THE TASK: Repeat the data word for word. Do not include the pictures.

INFORMATION SHOWN:
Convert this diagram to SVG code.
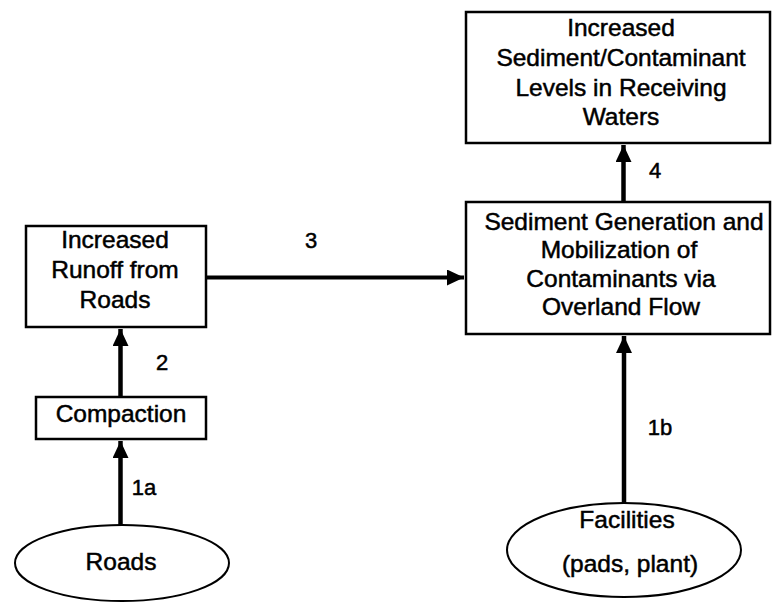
<svg xmlns="http://www.w3.org/2000/svg" width="772" height="604" viewBox="0 0 772 604">
<defs>
<style>
.box{fill:#fff;stroke:#000;stroke-width:2.5}
.ell{fill:#fff;stroke:#000;stroke-width:2}
.t{font-family:"Liberation Sans",Arial,sans-serif;font-size:24.5px;fill:#000;stroke:#000;stroke-width:0.5;text-anchor:middle}
.lbl{font-family:"Liberation Sans",Arial,sans-serif;font-size:22px;fill:#000;stroke:#000;stroke-width:0.5;text-anchor:middle}
.ln{stroke:#000;fill:none}
</style>
<marker id="ah" markerUnits="userSpaceOnUse" markerWidth="18" markerHeight="16" viewBox="0 0 18 16" refX="17" refY="8" orient="auto">
<path d="M0,0 L17,8 L0,16 Z" fill="#000"/>
</marker>
</defs>
<rect width="772" height="604" fill="#fff"/>
<g id="connectors">
<line class="ln" x1="120.5" y1="525" x2="120.5" y2="441" stroke-width="4.5" marker-end="url(#ah)"/>
<line class="ln" x1="120.5" y1="396" x2="120.5" y2="329" stroke-width="4.5" marker-end="url(#ah)"/>
<line class="ln" x1="206" y1="277.5" x2="464" y2="277.5" stroke-width="4" marker-end="url(#ah)"/>
<line class="ln" x1="623.5" y1="202" x2="623.5" y2="145" stroke-width="4.5" marker-end="url(#ah)"/>
<line class="ln" x1="624" y1="503" x2="624" y2="336" stroke-width="4.5" marker-end="url(#ah)"/>
<text class="lbl" x="162" y="370">2</text>
<text class="lbl" x="144" y="495">1a</text>
<text class="lbl" x="311" y="248">3</text>
<text class="lbl" x="655" y="178">4</text>
<text class="lbl" x="660" y="435">1b</text>
</g>
<g id="runoff">
<rect class="box" x="26" y="226" width="180" height="101"/>
<text class="t" x="115" y="248">Increased</text>
<text class="t" x="115" y="278">Runoff from</text>
<text class="t" x="115" y="308">Roads</text>
</g>
<g id="compaction">
<rect class="box" x="36" y="397" width="170" height="42"/>
<text class="t" x="121" y="422">Compaction</text>
</g>
<g id="roads">
<ellipse class="ell" cx="122" cy="563" rx="107" ry="38"/>
<text class="t" x="121" y="570">Roads</text>
</g>
<g id="receiving">
<rect class="box" x="466" y="12" width="304" height="131"/>
<text class="t" x="621" y="36">Increased</text>
<text class="t" x="621" y="66">Sediment/Contaminant</text>
<text class="t" x="621" y="96">Levels in Receiving</text>
<text class="t" x="621" y="125">Waters</text>
</g>
<g id="sediment">
<rect class="box" x="466" y="202" width="304" height="132"/>
<text class="t" x="624" y="230">Sediment Generation and</text>
<text class="t" x="619" y="258">Mobilization of</text>
<text class="t" x="621" y="287">Contaminants via</text>
<text class="t" x="621" y="315">Overland Flow</text>
</g>
<g id="facilities">
<ellipse class="ell" cx="624" cy="550" rx="117" ry="47"/>
<text class="t" x="627" y="528">Facilities</text>
<text class="t" x="630" y="572">(pads, plant)</text>
</g>
</svg>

EXPECTED ANSWER:
Convert this diagram to SVG code.
<svg xmlns="http://www.w3.org/2000/svg" width="772" height="604" viewBox="0 0 772 604">
<defs>
<style>
.box{fill:#fff;stroke:#000;stroke-width:2.5}
.ell{fill:#fff;stroke:#000;stroke-width:2}
.t{font-family:"Liberation Sans",Arial,sans-serif;font-size:24.5px;fill:#000;stroke:#000;stroke-width:0.5;text-anchor:middle}
.lbl{font-family:"Liberation Sans",Arial,sans-serif;font-size:22px;fill:#000;stroke:#000;stroke-width:0.5;text-anchor:middle}
.ln{stroke:#000;fill:none}
</style>
<marker id="ah" markerUnits="userSpaceOnUse" markerWidth="18" markerHeight="16" viewBox="0 0 18 16" refX="17" refY="8" orient="auto">
<path d="M0,0 L17,8 L0,16 Z" fill="#000"/>
</marker>
</defs>
<rect width="772" height="604" fill="#fff"/>
<g id="connectors">
<line class="ln" x1="120.5" y1="525" x2="120.5" y2="441" stroke-width="4.5" marker-end="url(#ah)"/>
<line class="ln" x1="120.5" y1="396" x2="120.5" y2="329" stroke-width="4.5" marker-end="url(#ah)"/>
<line class="ln" x1="206" y1="277.5" x2="464" y2="277.5" stroke-width="4" marker-end="url(#ah)"/>
<line class="ln" x1="623.5" y1="202" x2="623.5" y2="145" stroke-width="4.5" marker-end="url(#ah)"/>
<line class="ln" x1="624" y1="503" x2="624" y2="336" stroke-width="4.5" marker-end="url(#ah)"/>
<text class="lbl" x="162" y="370">2</text>
<text class="lbl" x="144" y="495">1a</text>
<text class="lbl" x="311" y="248">3</text>
<text class="lbl" x="655" y="178">4</text>
<text class="lbl" x="660" y="435">1b</text>
</g>
<g id="runoff">
<rect class="box" x="26" y="226" width="180" height="101"/>
<text class="t" x="115" y="248">Increased</text>
<text class="t" x="115" y="278">Runoff from</text>
<text class="t" x="115" y="308">Roads</text>
</g>
<g id="compaction">
<rect class="box" x="36" y="397" width="170" height="42"/>
<text class="t" x="121" y="422">Compaction</text>
</g>
<g id="roads">
<ellipse class="ell" cx="122" cy="563" rx="107" ry="38"/>
<text class="t" x="121" y="570">Roads</text>
</g>
<g id="receiving">
<rect class="box" x="466" y="12" width="304" height="131"/>
<text class="t" x="621" y="36">Increased</text>
<text class="t" x="621" y="66">Sediment/Contaminant</text>
<text class="t" x="621" y="96">Levels in Receiving</text>
<text class="t" x="621" y="125">Waters</text>
</g>
<g id="sediment">
<rect class="box" x="466" y="202" width="304" height="132"/>
<text class="t" x="624" y="230">Sediment Generation and</text>
<text class="t" x="619" y="258">Mobilization of</text>
<text class="t" x="621" y="287">Contaminants via</text>
<text class="t" x="621" y="315">Overland Flow</text>
</g>
<g id="facilities">
<ellipse class="ell" cx="624" cy="550" rx="117" ry="47"/>
<text class="t" x="627" y="528">Facilities</text>
<text class="t" x="630" y="572">(pads, plant)</text>
</g>
</svg>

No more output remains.